> [Written instruction]
No pictures belong in the copy; return exactly the lines from the one with "What matplotlib code" through the one with "plt.rcParams['font.family'] = ['Liberation", both ends included, and nothing else.

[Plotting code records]

____________

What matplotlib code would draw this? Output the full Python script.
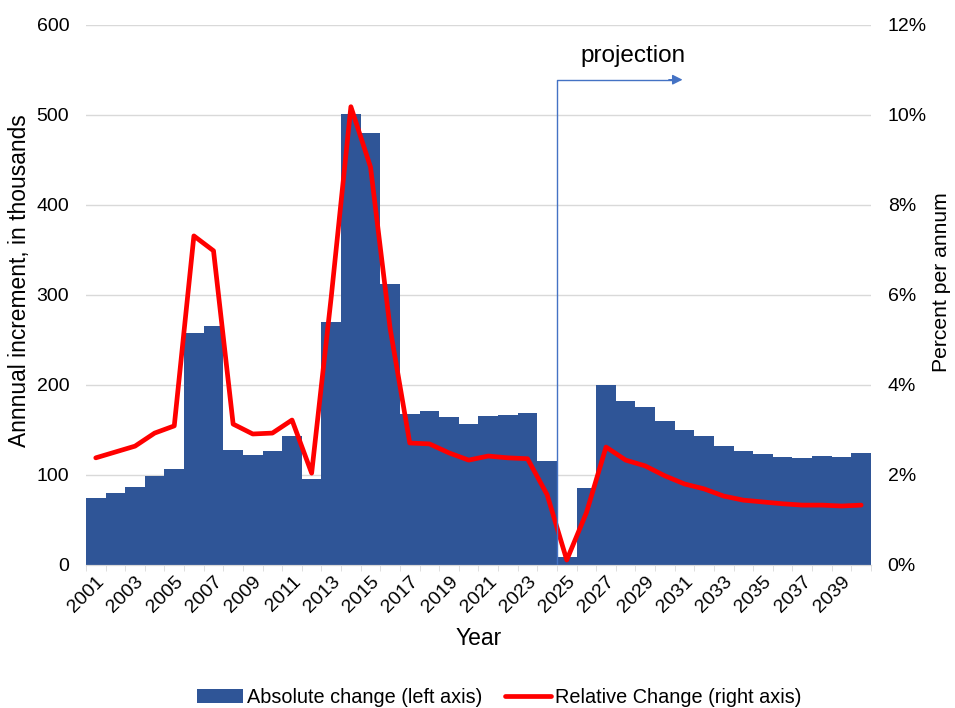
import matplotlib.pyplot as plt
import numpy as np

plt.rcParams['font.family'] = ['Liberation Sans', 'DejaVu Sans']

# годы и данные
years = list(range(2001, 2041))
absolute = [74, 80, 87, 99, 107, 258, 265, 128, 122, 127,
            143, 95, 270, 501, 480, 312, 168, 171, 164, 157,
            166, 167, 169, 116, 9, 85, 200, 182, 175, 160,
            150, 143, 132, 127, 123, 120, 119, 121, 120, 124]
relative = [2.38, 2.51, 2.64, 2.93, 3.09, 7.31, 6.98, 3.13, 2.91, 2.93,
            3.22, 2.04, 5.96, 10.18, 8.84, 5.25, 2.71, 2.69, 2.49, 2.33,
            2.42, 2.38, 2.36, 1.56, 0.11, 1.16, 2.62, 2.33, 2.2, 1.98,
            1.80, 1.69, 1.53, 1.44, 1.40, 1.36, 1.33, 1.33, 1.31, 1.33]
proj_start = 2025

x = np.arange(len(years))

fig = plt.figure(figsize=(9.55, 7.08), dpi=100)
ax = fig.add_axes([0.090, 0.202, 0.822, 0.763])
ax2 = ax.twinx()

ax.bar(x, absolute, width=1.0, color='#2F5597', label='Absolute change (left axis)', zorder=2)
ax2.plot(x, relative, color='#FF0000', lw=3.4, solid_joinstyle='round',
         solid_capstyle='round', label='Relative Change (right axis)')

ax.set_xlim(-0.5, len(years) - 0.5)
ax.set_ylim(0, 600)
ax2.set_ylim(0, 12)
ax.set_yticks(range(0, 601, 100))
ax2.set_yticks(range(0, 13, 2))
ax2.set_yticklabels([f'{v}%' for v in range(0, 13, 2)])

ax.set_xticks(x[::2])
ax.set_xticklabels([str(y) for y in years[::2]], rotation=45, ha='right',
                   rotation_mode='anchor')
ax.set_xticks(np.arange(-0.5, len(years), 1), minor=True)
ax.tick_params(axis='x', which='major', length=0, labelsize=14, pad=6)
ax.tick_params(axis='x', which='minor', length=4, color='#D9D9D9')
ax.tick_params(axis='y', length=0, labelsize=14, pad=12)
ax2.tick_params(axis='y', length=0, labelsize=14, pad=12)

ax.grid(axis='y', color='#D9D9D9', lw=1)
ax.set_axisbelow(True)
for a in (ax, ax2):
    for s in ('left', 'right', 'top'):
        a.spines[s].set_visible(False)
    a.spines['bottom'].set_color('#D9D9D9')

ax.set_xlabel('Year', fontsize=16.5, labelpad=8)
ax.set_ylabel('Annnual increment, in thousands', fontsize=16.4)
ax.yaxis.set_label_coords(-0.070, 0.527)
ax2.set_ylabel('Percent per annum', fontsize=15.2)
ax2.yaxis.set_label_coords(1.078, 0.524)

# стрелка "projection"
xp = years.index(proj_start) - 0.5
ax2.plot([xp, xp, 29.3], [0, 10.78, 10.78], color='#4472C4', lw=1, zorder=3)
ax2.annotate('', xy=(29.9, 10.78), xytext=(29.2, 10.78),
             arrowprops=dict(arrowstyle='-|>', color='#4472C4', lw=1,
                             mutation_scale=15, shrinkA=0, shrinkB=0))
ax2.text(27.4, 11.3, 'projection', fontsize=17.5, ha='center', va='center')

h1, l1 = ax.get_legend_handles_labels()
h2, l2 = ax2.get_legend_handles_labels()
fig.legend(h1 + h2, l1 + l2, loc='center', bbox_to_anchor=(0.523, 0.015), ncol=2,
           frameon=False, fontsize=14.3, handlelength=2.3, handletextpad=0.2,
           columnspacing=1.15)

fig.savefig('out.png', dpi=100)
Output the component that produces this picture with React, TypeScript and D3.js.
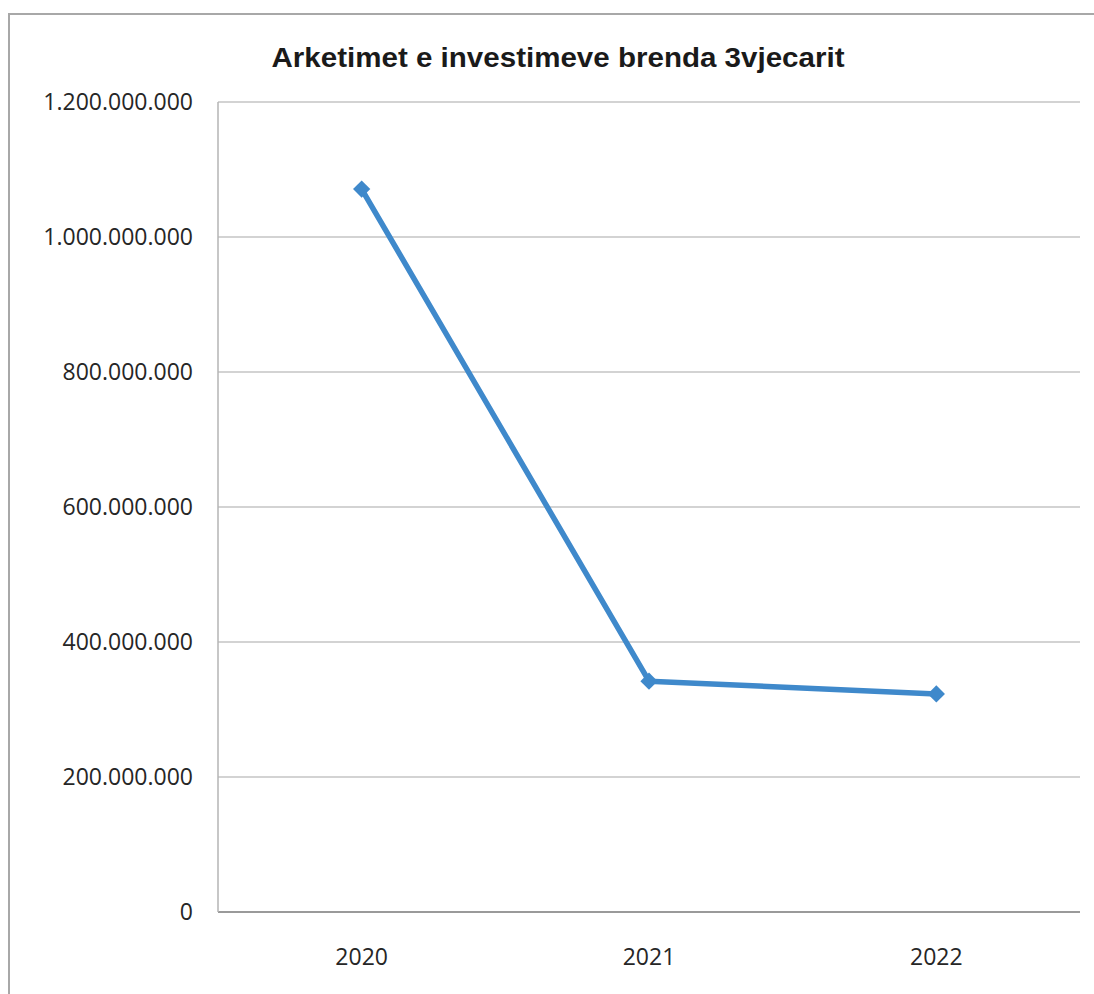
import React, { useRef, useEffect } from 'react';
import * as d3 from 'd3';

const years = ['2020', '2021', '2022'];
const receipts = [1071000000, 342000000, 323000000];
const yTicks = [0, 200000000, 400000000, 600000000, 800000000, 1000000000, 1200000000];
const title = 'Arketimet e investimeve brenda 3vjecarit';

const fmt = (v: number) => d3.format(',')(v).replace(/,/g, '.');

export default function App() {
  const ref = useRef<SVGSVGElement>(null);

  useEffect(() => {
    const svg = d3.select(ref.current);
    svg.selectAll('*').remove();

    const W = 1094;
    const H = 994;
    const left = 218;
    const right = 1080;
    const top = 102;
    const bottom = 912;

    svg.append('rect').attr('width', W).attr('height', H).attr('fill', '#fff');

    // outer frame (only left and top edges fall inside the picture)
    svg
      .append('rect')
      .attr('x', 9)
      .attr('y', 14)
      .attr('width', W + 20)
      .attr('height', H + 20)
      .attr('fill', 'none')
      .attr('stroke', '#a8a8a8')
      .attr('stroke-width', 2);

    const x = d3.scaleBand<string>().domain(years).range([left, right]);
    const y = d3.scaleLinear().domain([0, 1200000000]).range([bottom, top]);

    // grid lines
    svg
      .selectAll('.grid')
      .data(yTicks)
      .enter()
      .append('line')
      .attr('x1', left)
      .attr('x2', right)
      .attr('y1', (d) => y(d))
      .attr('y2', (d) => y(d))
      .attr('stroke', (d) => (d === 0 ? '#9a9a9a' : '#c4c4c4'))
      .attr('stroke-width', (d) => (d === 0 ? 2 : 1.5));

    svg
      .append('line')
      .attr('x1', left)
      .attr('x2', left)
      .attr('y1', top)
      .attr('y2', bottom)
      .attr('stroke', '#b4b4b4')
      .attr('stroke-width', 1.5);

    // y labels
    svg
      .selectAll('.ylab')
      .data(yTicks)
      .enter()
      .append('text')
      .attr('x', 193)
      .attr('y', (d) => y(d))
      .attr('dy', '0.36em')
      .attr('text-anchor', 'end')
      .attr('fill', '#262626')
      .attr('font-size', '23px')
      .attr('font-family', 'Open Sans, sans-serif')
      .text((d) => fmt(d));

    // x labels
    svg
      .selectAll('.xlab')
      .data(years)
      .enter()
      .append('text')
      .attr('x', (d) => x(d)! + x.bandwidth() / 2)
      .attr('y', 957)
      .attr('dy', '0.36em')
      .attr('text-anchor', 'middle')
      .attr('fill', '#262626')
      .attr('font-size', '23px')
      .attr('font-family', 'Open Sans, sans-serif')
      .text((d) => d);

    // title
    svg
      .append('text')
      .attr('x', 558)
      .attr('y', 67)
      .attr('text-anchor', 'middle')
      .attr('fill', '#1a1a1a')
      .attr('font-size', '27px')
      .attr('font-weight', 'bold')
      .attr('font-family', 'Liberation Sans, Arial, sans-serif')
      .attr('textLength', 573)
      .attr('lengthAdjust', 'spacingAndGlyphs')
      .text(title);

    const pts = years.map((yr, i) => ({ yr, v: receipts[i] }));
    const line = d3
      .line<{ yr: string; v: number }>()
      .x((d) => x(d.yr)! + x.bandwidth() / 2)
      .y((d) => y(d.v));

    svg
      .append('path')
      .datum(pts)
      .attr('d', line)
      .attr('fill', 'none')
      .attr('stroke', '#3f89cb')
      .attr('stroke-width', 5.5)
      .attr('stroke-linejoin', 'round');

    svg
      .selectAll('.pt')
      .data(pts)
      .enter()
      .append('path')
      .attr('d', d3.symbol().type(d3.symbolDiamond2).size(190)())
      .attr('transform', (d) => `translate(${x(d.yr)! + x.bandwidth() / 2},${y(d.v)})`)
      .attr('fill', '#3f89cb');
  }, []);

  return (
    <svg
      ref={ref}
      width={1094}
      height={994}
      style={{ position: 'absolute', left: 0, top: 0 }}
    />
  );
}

____________

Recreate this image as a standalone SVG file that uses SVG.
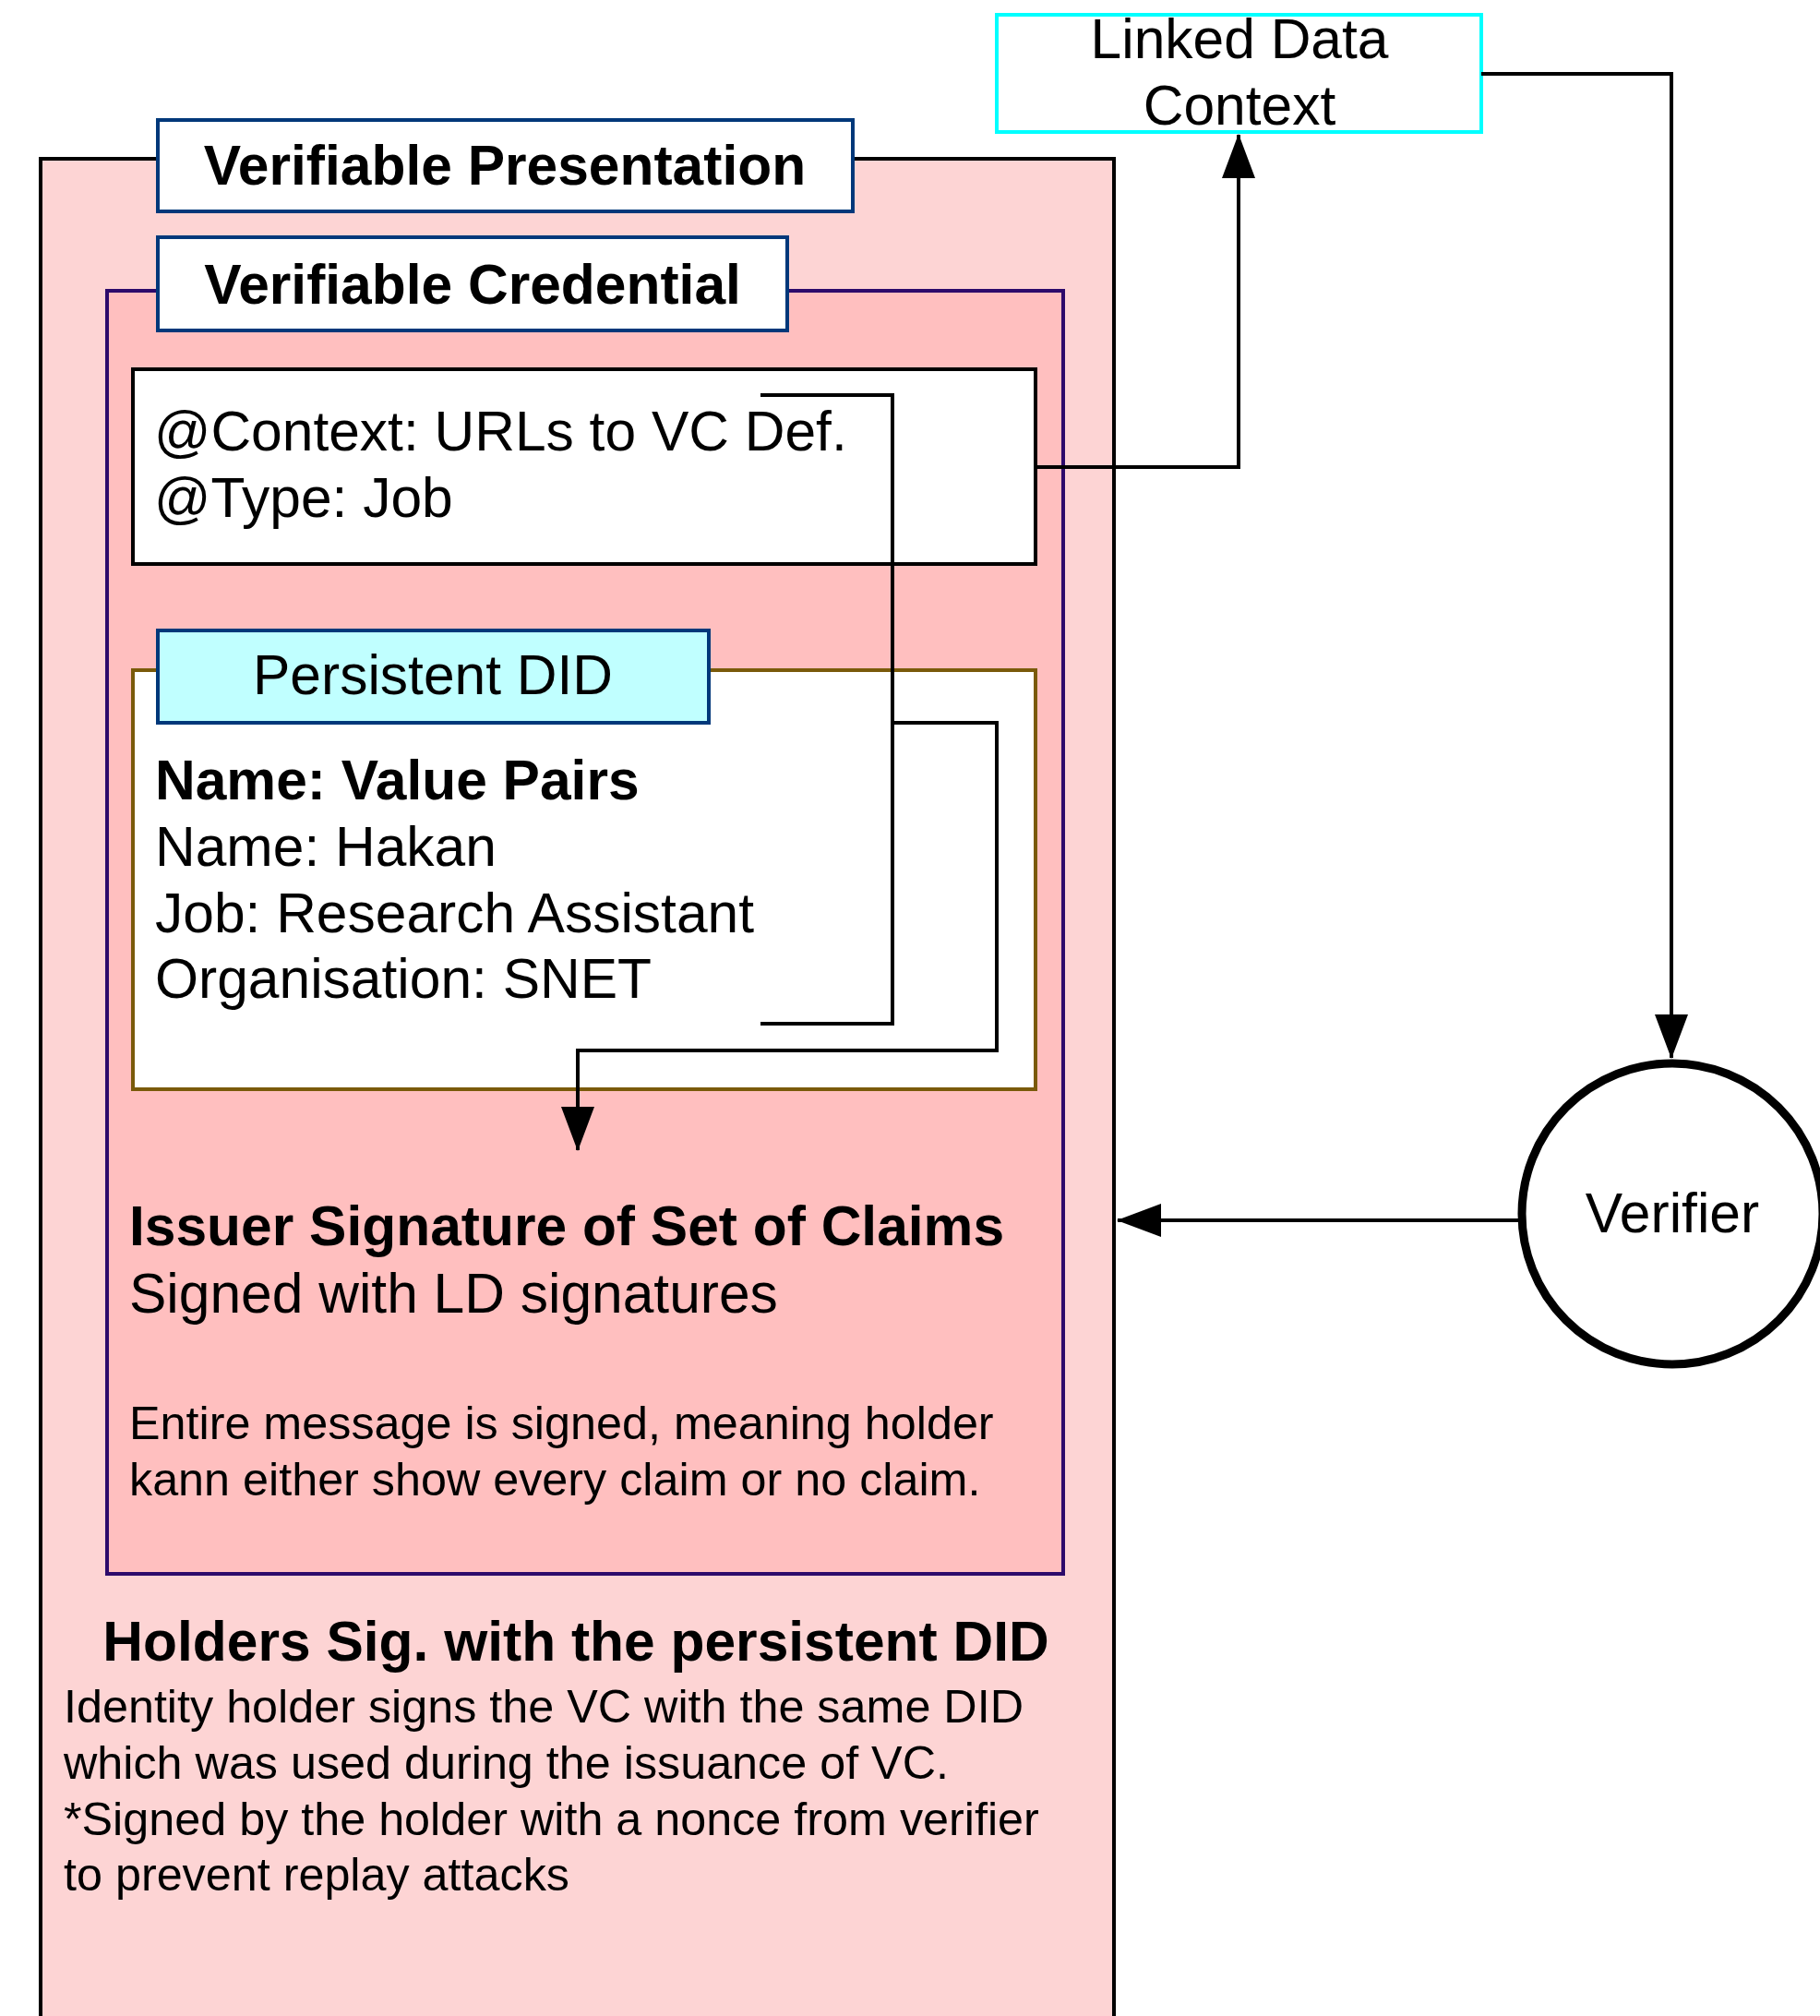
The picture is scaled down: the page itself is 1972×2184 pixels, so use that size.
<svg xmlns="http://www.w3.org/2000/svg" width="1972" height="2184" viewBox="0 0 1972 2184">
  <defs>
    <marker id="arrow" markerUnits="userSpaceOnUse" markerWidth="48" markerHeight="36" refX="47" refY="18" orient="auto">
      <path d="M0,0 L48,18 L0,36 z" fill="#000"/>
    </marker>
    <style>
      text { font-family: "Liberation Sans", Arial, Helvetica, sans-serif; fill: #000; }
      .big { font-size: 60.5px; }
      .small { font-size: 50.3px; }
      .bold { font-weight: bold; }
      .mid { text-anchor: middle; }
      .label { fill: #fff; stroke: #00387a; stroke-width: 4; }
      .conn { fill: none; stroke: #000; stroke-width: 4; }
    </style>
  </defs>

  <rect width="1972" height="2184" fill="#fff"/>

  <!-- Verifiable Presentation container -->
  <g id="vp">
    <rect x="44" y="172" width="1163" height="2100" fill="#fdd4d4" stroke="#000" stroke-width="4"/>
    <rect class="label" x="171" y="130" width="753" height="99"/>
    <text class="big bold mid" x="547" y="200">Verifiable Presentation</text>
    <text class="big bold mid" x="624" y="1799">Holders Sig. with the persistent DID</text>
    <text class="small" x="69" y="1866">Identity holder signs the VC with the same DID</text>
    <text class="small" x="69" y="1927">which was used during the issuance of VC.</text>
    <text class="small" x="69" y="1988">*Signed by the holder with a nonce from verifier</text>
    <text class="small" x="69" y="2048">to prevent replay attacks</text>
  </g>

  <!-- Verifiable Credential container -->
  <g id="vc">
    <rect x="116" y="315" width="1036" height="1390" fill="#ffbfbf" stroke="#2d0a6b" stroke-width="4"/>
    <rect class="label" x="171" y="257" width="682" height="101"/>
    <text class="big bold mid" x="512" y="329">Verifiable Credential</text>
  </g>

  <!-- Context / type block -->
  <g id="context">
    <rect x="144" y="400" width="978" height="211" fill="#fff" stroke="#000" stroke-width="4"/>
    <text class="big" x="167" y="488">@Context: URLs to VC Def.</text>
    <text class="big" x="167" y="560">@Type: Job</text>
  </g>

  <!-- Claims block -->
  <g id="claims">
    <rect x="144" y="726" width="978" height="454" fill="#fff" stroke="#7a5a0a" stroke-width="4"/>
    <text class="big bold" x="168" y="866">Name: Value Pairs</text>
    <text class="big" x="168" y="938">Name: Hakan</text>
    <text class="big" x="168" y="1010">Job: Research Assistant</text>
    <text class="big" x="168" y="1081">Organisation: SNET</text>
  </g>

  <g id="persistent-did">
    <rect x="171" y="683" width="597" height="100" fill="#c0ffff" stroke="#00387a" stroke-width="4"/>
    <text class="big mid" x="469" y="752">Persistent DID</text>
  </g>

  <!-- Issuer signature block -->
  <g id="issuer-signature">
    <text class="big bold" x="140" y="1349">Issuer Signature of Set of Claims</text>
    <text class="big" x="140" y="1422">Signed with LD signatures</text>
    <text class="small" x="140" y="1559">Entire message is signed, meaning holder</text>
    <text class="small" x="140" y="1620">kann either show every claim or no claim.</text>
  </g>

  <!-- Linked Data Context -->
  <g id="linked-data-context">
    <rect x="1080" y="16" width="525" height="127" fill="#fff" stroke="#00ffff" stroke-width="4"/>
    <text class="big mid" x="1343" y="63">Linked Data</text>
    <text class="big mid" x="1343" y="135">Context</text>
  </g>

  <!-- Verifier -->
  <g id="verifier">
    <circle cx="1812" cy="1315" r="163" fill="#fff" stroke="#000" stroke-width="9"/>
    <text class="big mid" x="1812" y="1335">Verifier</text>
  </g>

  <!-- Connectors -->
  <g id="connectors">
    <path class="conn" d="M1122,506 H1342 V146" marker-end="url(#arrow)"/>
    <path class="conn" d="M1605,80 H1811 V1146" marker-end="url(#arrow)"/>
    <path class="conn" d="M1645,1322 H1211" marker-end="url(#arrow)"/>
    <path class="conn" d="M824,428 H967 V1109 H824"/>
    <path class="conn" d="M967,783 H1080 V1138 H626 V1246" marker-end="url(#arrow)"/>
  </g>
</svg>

____________

> [Written answer]
What matplotlib code would draw this? Output the full Python script.
import matplotlib.pyplot as plt
import numpy as np

plt.rcParams['font.family'] = ['Liberation Sans', 'DejaVu Sans']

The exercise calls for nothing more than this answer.